IL FEDERALISTA

rivista di politica

 

Anno XXV, 1983, Numero 1-2, Pagina 13

 

 

A PROPOSITO DEL PROGETTO MI-TO
 
 
Quale giudizio dare del progetto Mi-To in un’ottica federalista? Un giudizio, credo, nettamente negativo.
Valgano a questo proposito alcune brevi considerazioni, che riguardano esclusivamente la filosofia della proposta e non i dettagli del suo contenuto.
1. Il territorio della Comunità europea, pur nella sua infinitamente varia articolazione, ha acquisito un tale grado di’ interdipendenza da rendere assai discutibile l’idea di proporre un progetto così ambizioso, e che richiederebbe un impegno colossale di risorse, senza inserirlo in uno schema — anche se per ora soltanto ipotetico — di piano di riequilibrio territoriale che riguardi l’intera Europa occidentale.

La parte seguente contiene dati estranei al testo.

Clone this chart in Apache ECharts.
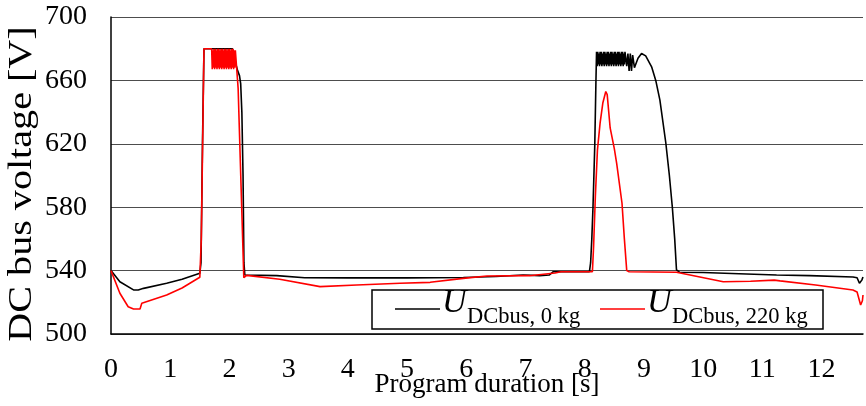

Questo respiro europeo manca al progetto Mi-To, che prende in considerazione i rapporti tra le aree metropolitane milanese e torinese prescindendo dal contesto più vasto in cui essi si collocano.
2. Se si assume un punto di vista europeo, si constata che il problema cruciale della pianificazione del territorio è oggi quello di contrastare un processo di polarizzazione che interessa l’intero continente e che spinge alla crescente congestione delle zone intasate del centro geografico del territorio della Comunità e alla desertificazione delle aree periferiche. Le aree metropolitane di Milano e di Torino fanno parte delle prime, mentre il Sud dell’Italia è una delle periferie europee più gravemente sottosviluppate. Di fronte al problema dell’allocazione più razionale di risorse scarse, e quindi dell’individuazione di precise priorità, sembra indubbio che ad un progetto che si propone, attraverso imponenti misure di «razionalizzazione», di far affluire una quantità ancor maggiore di risorse nell’area più congestionata d’Italia sarebbe da preferire un’ipotesi di lavoro che si proponesse di valorizzare la vocazione naturale di cerniera che hanno le aree lombarda e piemontese tra il Nord-Europa e la parte meno sviluppata del nostro paese. In questa ottica sarebbero da privilegiare la costruzione — o il completamento — di grandi assi tangenziali che, tagliando fuori le aree metropolitane vere e proprie, potenzino le correnti di traffico tra i paesi europei a nord e a ovest dell’Italia e le regioni del centro-sud, realizzando il duplice obiettivo di decongestionare le porzioni di territorio più intasate e di far affluire risorse verso la parte della penisola minacciata dalla desertificazione.
3. Nel quadro più ristretto dell’Italia settentrionale non sembra comunque da condividere la prospettiva di favorire l’ulteriore afflusso di risorse verso il centro, accentuando l’espansione urbana radiale di Milano e di Torino, ma parrebbe piuttosto opportuno puntare su di uno sviluppo urbano «circolare» che, secondo gli studiosi del territorio più attenti al problema, è prefigurato dal tracciato autostradale Torino-Piacenza-Modena-Verona-Brennero.
4. In un’epoca nella quale il progresso tecnologico — e dell’informatica in particolare — consente di ridurre le dimensioni sia delle unità produttive che delle istituzioni che forniscono servizi senza comprometterne l’efficienza — ed anzi diminuendo fortemente i rischi di colossali paralisi nei meccanismi di produzione e distribuzione di beni e servizi — appare paradossale ispirare un progetto di pianificazione territoriale alla filosofia della specializzazione delle funzioni (cioè quella stessa che ha causato l’attuale grado di degenerazione della civiltà urbana) con il suo seguito di violenza e sradicamento sociale, quando, per la prima volta dall’inizio della Rivoluzione industriale, si manifesta una concreta possibilità di invertire la tendenza e di ridare ad ogni porzione del territorio quell’elevato grado di multifunzionalità che costituisce il presupposto fondamentale di qualunque miglioramento effettivo della qualità della vita e del riformarsi di comunità socialmente sane e radicate nel territorio. Un uso corretto degli strumenti messi oggi a disposizione degli uomini dai progressi della tecnologia comporta la massima dispersione delle funzioni (dove possibile fino al livello del quartiere) e non la loro massima concentrazione.
Per questo è difficile sottrarsi all’impressione che il progetto Mi-To sia il tentativo di impiegare la tecnologia dell’era postindustriale per realizzare una filosofia dell’organizzazione del territorio sorpassata da mezzo secolo.